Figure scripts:
----------

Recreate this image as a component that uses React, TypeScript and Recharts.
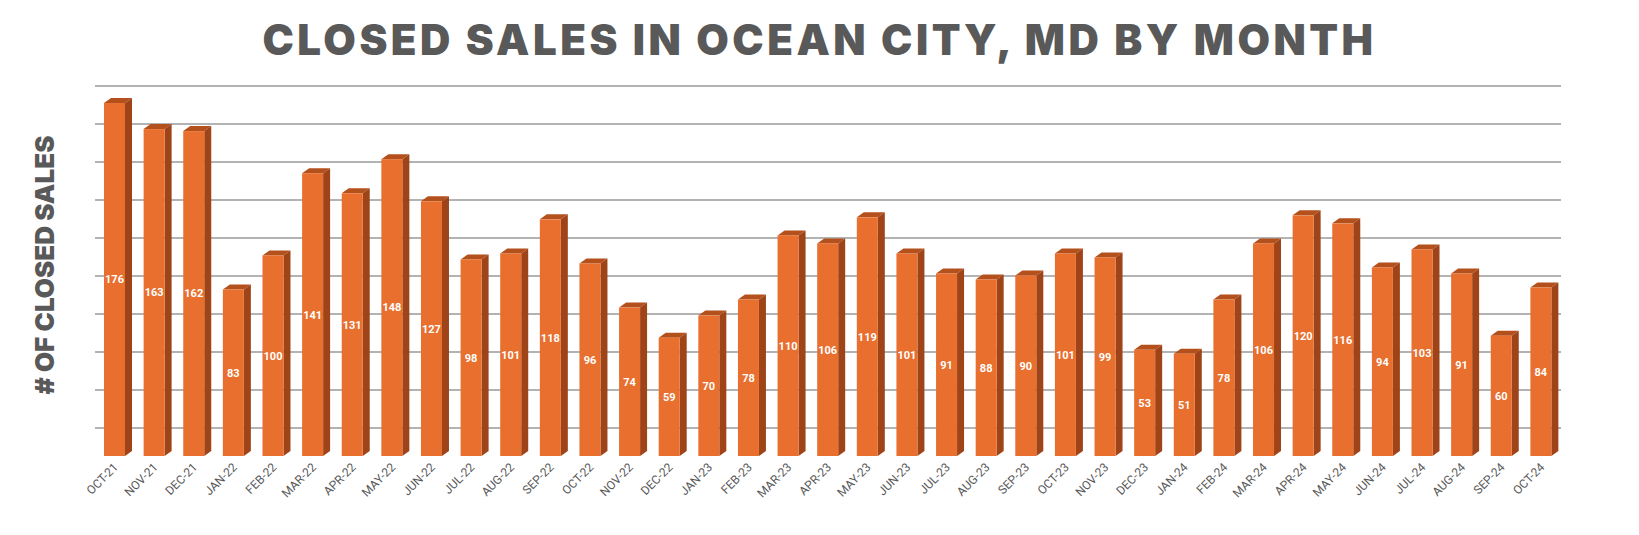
import { BarChart, Bar, XAxis, YAxis, CartesianGrid, LabelList } from 'recharts'

const MONTHS = ['OCT-21','NOV-21','DEC-21','JAN-22','FEB-22','MAR-22','APR-22','MAY-22','JUN-22','JUL-22','AUG-22','SEP-22','OCT-22','NOV-22','DEC-22','JAN-23','FEB-23','MAR-23','APR-23','MAY-23','JUN-23','JUL-23','AUG-23','SEP-23','OCT-23','NOV-23','DEC-23','JAN-24','FEB-24','MAR-24','APR-24','MAY-24','JUN-24','JUL-24','AUG-24','SEP-24','OCT-24']
const SALES = [176,163,162,83,100,141,131,148,127,98,101,118,96,74,59,70,78,110,106,119,101,91,88,90,101,99,53,51,78,106,120,116,94,103,91,60,84]
const GRID_VALUES = [0,20,40,60,80,100,120,140,160,180]

const data = MONTHS.map((m, i) => ({ month: m, sales: SALES[i] }))

const TOP = 95
const PLOT_H = 342
const DEPTH_X = 7
const DEPTH_Y = 5

function Bar3D(props: any) {
  const { x, y, width, height } = props
  if (!height) return null
  return (
    <g>
      <polygon points={`${x},${y} ${x + DEPTH_X},${y - DEPTH_Y} ${x + width + DEPTH_X},${y - DEPTH_Y} ${x + width},${y}`} fill="#B4501C" />
      <polygon points={`${x + width},${y} ${x + width + DEPTH_X},${y - DEPTH_Y} ${x + width + DEPTH_X},${y + height - DEPTH_Y} ${x + width},${y + height}`} fill="#9E4418" />
      <rect x={x} y={y} width={width} height={height} fill="#E86F2E" />
    </g>
  )
}

function MonthTick(props: any) {
  const { x, y, payload } = props
  return (
    <text x={x + 4} y={y + 4} textAnchor="end" transform={`rotate(-45, ${x + 4}, ${y + 4})`} fill="#595959" fontSize={12} fontFamily="Roboto">
      {payload.value}
    </text>
  )
}

export default function App() {
  return (
    <div style={{ position: 'relative', width: 1639, height: 535, margin: -8, background: '#fff', fontFamily: 'Inter' }}>
      <div style={{ position: 'absolute', top: 14, left: 0, width: 1639, textAlign: 'center', fontSize: 42, fontWeight: 900, letterSpacing: 3.5, color: '#595959' }}>
        CLOSED SALES IN OCEAN CITY, MD BY MONTH
      </div>
      <div style={{ position: 'absolute', left: 44, top: 265, transform: 'translate(-50%, -50%) rotate(-90deg)', whiteSpace: 'nowrap', fontSize: 26, fontWeight: 900, color: '#595959' }}>
        # OF CLOSED SALES
      </div>
      <div style={{ position: 'absolute', left: 0, top: 0 }}>
        <BarChart width={1639} height={535} data={data} margin={{ top: TOP, right: 78, left: 95, bottom: 0 }} barSize={21}>
          <CartesianGrid
            vertical={false}
            stroke="#9a9a9a"
            strokeWidth={1.5}
            horizontalCoordinatesGenerator={() => GRID_VALUES.map((v) => TOP + PLOT_H - (v / 180) * PLOT_H - 9)}
          />
          <XAxis dataKey="month" interval={0} tickLine={false} axisLine={false} height={79} tick={<MonthTick />} />
          <YAxis hide domain={[0, 180]} />
          <Bar dataKey="sales" shape={<Bar3D />} isAnimationActive={false}>
            <LabelList dataKey="sales" position="center" fill="#fff" fontSize={11} fontWeight={700} fontFamily="Roboto" />
          </Bar>
        </BarChart>
      </div>
    </div>
  )
}
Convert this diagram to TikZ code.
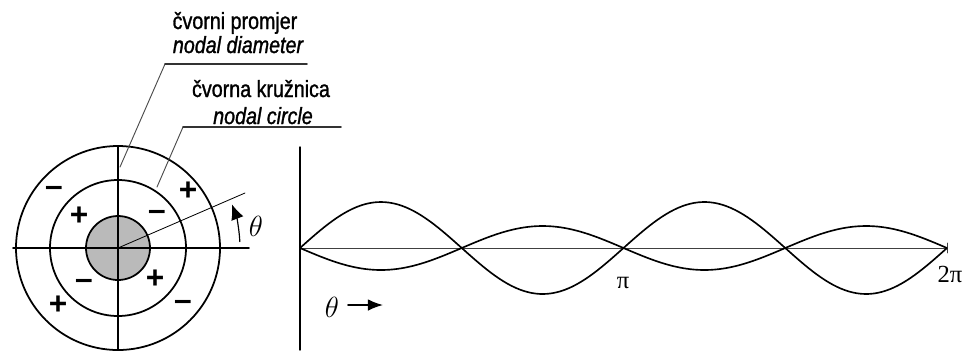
\documentclass[tikz,border=0pt]{standalone}
\usepackage{fontspec}
\setmainfont{Liberation Sans}
\newfontfamily\labelfont[FakeStretch=0.84, FakeBold=1.2]{Liberation Sans}
\newfontfamily\signfont{Liberation Sans}
\newfontfamily\pifont{Liberation Serif}
\usetikzlibrary{arrows.meta,calc}

\tikzset{
  lbl/.style={font=\labelfont\fontsize{20}{23}\selectfont, inner sep=0pt, anchor=base},
  lblit/.style={lbl, font=\labelfont\itshape\fontsize{20}{23}\selectfont},
  sgn/.style={font=\signfont\bfseries\fontsize{27}{30}\selectfont, inner sep=0pt,
    text height=0.66em, text depth=0pt},
  thetalbl/.style={font=\fontsize{24}{28}\selectfont, inner sep=0pt, anchor=base},
  pilbl/.style={font=\pifont\fontsize{21}{24}\selectfont, inner sep=0pt, anchor=base},
  leader/.style={line width=0.8pt, draw=black!70},
  underln/.style={line width=1.3pt, draw=black!80},
  ring/.style={line width=1.5pt},
  wave/.style={line width=1.4pt},
}

\begin{document}
\begin{tikzpicture}[x=0.03cm, y=-0.03cm, line cap=round, line join=round]
  \useasboundingbox (0,0) rectangle (965,350);

  % Disc with nodal circle and nodal diameters
  \coordinate (O) at (118,248);
  \fill[black!27] (O) circle[radius=32];
  \draw[ring] (O) circle[radius=32];
  \draw[ring] (O) circle[radius=68];
  \draw[ring] (O) circle[radius=102];
  \draw[ring] (13,248) -- (249,248);
  \draw[ring] (118,146) -- (118,350);

  % Angle theta
  \coordinate (R) at (245,193);
  \draw[line width=0.7pt] (O) -- (R);
  \draw[line width=1pt, -{Latex[length=13pt, width=11pt]}]
    ($(O)+(-3:122)$) arc[start angle=-3, end angle=-21, radius=122];
  \node[thetalbl] (thA) at (256,236) {$\theta$};

  % Signs
  \node[sgn] (s1) at (54,193) {–};
  \node[sgn] (s2) at (188,197) {+};
  \node[sgn] (s3) at (58,311) {+};
  \node[sgn] (s4) at (183,307) {–};
  \node[sgn] (s5) at (79,222) {+};
  \node[sgn] (s6) at (157,217) {–};
  \node[sgn] (s7) at (84,286) {–};
  \node[sgn] (s8) at (155,285) {+};

  % Labels with leaders
  \node[lbl] (promjer) at (235,29) {čvorni promjer};
  \node[lblit] (diam) at (238,53) {nodal diameter};
  \node[lbl] (kruznica) at (261,97) {čvorna kružnica};
  \node[lblit] (circ) at (263,124) {nodal circle};

  \coordinate (dd) at (120,167);
  \coordinate (d1) at (165,64);
  \coordinate (d2) at (307,64);
  \coordinate (cc) at (157,187);
  \coordinate (c1) at (183,127);
  \coordinate (c2) at (341,127);
  \draw[leader] (dd) -- (d1);
  \draw[underln] (d1) -- (d2);
  \draw[leader] (cc) -- (c1);
  \draw[underln] (c1) -- (c2);

  % Mode shape over theta
  \coordinate (A0) at (300,248);
  \coordinate (A2) at (947,248);
  \draw[line width=1.2pt] (300,147) -- (300,350);
  \draw[line width=0.8pt, draw=black!75] (A0) -- (A2);
  \draw[line width=0.8pt, draw=black!75] (947,243) -- (947,253);
  \draw[wave] plot[domain=0:1, samples=160] ({300+647*\x},{248-46*sin(720*\x)});
  \draw[wave] plot[domain=0:1, samples=160] ({300+647*\x},{248+22*sin(720*\x)});

  \node[pilbl] (pi) at (623,288) {π};
  \node[pilbl] (twopi) at (950,282) {2π};

  \node[thetalbl] (thB) at (332,317) {$\theta$};
  \coordinate (ar0) at (348,305);
  \coordinate (ar1) at (383,305);
  \draw[line width=1.3pt, -{Latex[length=13pt, width=10pt]}] (ar0) -- (ar1);

\end{tikzpicture}
\end{document}
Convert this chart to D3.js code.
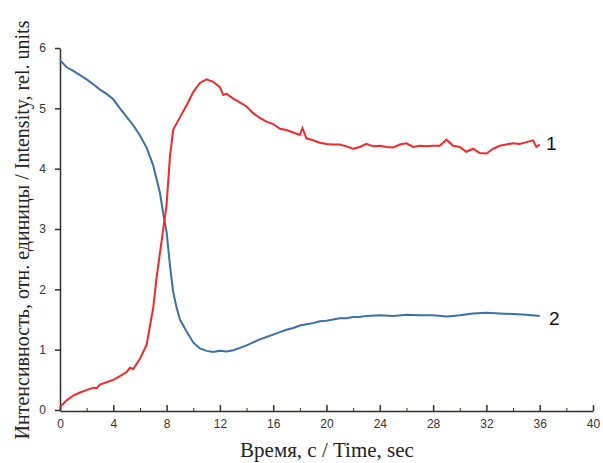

----------

WHAT YOU SHOULD DO: Count the lines in the entries above that include the string "Convert", then give only that figure.

TASK SOLUTION: 2